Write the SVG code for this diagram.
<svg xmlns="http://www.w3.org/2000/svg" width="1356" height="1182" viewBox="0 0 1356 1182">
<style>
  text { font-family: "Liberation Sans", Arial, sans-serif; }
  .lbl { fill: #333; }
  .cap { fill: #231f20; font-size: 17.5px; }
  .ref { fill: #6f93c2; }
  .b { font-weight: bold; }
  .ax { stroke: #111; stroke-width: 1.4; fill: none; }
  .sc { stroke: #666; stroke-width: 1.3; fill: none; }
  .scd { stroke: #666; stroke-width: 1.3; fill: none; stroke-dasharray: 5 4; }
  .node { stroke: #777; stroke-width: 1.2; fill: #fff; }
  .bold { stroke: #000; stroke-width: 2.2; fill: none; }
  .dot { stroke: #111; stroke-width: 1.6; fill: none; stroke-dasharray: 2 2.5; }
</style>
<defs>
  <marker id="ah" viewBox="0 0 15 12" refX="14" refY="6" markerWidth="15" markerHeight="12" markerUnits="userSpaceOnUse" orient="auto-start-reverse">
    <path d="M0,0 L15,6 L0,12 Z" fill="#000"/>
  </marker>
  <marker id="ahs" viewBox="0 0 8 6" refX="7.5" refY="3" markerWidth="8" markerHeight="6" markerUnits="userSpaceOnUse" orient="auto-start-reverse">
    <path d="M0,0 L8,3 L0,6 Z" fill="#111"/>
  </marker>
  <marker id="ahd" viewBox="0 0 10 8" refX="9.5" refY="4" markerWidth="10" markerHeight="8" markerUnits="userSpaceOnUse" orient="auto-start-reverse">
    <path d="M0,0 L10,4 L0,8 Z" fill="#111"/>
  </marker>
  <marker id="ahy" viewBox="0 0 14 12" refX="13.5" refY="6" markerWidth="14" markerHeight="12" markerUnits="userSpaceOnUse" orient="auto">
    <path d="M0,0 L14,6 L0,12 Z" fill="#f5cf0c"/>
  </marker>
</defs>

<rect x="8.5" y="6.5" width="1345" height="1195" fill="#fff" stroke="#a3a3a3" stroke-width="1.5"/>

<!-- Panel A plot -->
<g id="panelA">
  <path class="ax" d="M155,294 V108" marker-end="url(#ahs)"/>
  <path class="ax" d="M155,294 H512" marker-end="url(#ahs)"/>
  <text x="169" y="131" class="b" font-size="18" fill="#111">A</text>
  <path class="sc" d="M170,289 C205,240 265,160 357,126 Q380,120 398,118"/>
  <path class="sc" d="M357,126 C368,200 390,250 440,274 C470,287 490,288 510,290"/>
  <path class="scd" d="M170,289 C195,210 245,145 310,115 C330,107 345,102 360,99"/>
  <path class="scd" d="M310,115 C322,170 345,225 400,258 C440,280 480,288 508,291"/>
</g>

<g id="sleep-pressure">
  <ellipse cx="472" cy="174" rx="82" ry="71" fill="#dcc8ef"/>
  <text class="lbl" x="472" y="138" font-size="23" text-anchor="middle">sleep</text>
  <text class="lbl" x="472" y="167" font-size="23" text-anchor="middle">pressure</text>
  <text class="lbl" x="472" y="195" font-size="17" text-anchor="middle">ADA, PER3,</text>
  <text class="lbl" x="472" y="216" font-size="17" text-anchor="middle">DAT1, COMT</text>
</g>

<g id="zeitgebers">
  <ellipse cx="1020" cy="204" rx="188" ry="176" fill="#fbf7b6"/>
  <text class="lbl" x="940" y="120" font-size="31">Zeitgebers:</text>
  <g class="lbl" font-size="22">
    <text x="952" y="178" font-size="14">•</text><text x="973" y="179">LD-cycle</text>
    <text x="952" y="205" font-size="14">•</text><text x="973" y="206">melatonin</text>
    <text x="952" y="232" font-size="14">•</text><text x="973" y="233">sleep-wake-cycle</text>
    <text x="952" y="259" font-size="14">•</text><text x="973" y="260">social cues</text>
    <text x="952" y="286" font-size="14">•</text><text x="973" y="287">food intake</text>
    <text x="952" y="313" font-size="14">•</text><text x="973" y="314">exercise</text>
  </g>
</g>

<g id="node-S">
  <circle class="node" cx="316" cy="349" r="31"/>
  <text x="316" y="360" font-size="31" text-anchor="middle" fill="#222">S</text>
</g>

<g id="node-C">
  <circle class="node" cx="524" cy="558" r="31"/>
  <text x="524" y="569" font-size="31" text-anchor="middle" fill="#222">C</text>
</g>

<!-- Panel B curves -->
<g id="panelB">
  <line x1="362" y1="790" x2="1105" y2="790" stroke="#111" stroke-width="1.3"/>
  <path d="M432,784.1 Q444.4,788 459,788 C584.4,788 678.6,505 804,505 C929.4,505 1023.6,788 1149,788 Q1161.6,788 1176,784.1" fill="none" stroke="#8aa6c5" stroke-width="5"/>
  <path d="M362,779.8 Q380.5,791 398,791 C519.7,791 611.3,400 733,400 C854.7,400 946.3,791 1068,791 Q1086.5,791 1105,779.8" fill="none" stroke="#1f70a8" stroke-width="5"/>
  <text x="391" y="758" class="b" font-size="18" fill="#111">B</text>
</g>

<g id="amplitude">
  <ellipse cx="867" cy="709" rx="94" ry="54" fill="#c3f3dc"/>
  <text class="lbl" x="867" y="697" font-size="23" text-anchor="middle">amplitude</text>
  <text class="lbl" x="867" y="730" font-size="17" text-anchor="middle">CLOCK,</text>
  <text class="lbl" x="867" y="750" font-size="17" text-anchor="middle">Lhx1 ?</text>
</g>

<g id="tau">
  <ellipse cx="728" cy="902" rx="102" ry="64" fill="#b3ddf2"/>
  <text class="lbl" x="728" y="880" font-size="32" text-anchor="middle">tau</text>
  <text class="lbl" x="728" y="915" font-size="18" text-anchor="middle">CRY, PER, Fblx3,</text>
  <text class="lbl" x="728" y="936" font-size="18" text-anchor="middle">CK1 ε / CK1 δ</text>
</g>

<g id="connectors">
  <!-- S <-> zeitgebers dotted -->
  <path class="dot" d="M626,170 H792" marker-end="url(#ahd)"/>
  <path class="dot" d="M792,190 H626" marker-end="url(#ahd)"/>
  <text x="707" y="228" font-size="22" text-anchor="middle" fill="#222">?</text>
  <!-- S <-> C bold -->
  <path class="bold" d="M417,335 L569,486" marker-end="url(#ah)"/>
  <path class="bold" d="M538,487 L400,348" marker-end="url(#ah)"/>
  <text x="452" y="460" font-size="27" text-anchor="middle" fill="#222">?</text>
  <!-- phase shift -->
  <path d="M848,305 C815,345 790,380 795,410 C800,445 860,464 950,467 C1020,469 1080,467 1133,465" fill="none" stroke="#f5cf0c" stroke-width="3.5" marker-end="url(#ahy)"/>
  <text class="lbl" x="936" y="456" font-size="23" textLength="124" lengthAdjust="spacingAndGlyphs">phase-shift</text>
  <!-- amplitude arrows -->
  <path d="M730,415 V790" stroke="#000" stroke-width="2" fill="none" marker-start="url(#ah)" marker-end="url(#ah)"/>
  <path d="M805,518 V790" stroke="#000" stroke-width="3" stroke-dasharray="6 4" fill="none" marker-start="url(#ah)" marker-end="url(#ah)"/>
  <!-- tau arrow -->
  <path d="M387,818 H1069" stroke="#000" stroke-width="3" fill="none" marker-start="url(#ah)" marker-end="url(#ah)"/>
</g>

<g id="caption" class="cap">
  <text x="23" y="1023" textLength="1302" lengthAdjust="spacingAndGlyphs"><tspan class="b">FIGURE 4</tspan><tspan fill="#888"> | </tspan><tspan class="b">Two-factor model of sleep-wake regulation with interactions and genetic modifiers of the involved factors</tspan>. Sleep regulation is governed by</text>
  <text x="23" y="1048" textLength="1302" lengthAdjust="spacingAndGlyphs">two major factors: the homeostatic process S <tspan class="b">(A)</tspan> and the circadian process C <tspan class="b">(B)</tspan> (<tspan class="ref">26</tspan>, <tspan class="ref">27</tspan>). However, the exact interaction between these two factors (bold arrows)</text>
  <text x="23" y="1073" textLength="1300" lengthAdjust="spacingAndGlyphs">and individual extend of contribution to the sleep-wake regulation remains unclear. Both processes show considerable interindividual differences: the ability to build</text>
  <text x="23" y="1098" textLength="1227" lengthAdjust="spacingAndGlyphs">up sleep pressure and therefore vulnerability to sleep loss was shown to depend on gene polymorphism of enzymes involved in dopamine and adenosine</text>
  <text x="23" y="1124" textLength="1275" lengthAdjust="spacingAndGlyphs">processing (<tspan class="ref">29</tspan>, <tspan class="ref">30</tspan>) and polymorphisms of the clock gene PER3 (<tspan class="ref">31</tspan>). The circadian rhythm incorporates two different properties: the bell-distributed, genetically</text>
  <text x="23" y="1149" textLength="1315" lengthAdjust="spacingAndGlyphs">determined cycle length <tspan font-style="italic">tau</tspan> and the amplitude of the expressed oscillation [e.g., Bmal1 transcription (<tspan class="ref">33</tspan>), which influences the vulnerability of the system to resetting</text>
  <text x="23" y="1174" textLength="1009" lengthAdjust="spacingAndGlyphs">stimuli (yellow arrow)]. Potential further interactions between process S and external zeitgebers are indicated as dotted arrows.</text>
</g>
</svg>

————

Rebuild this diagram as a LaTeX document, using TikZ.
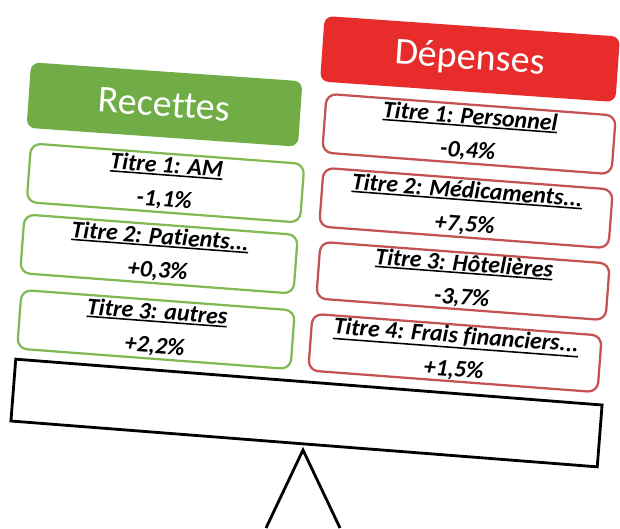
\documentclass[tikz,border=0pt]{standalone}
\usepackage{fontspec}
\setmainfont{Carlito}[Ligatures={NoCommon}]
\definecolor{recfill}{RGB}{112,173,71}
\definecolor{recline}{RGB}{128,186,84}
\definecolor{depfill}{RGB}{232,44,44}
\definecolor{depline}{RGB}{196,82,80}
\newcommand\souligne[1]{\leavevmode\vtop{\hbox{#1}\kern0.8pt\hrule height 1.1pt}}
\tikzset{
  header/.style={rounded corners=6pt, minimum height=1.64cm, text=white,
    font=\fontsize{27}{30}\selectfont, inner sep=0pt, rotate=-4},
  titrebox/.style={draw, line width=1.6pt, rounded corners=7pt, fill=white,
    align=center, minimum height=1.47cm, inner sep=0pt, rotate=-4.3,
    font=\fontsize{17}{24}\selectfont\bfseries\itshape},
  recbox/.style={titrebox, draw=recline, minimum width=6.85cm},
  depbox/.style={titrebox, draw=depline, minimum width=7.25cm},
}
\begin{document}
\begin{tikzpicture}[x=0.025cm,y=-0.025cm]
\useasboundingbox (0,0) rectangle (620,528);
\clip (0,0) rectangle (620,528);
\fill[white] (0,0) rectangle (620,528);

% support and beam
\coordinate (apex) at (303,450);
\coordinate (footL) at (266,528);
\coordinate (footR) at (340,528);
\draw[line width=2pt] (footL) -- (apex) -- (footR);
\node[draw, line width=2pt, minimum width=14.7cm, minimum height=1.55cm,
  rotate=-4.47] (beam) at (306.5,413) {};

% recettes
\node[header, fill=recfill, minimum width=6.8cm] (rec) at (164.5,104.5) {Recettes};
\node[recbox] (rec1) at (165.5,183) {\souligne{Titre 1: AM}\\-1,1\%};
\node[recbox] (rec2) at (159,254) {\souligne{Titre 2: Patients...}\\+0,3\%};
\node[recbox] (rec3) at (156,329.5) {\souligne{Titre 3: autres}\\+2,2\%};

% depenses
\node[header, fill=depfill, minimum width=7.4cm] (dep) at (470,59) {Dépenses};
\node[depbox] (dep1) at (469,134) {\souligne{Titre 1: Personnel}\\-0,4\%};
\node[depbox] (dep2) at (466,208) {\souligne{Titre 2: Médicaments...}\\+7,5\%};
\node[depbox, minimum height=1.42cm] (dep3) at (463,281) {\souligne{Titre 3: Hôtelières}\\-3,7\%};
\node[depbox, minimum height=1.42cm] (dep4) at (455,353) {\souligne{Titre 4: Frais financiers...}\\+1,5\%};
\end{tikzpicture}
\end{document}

————

REQUIRED WORK: Report all lines of the data that include the word "this".

COMPLETE OUTPUT:
Write the SVG code for this diagram.
Rebuild this diagram as a LaTeX document, using TikZ.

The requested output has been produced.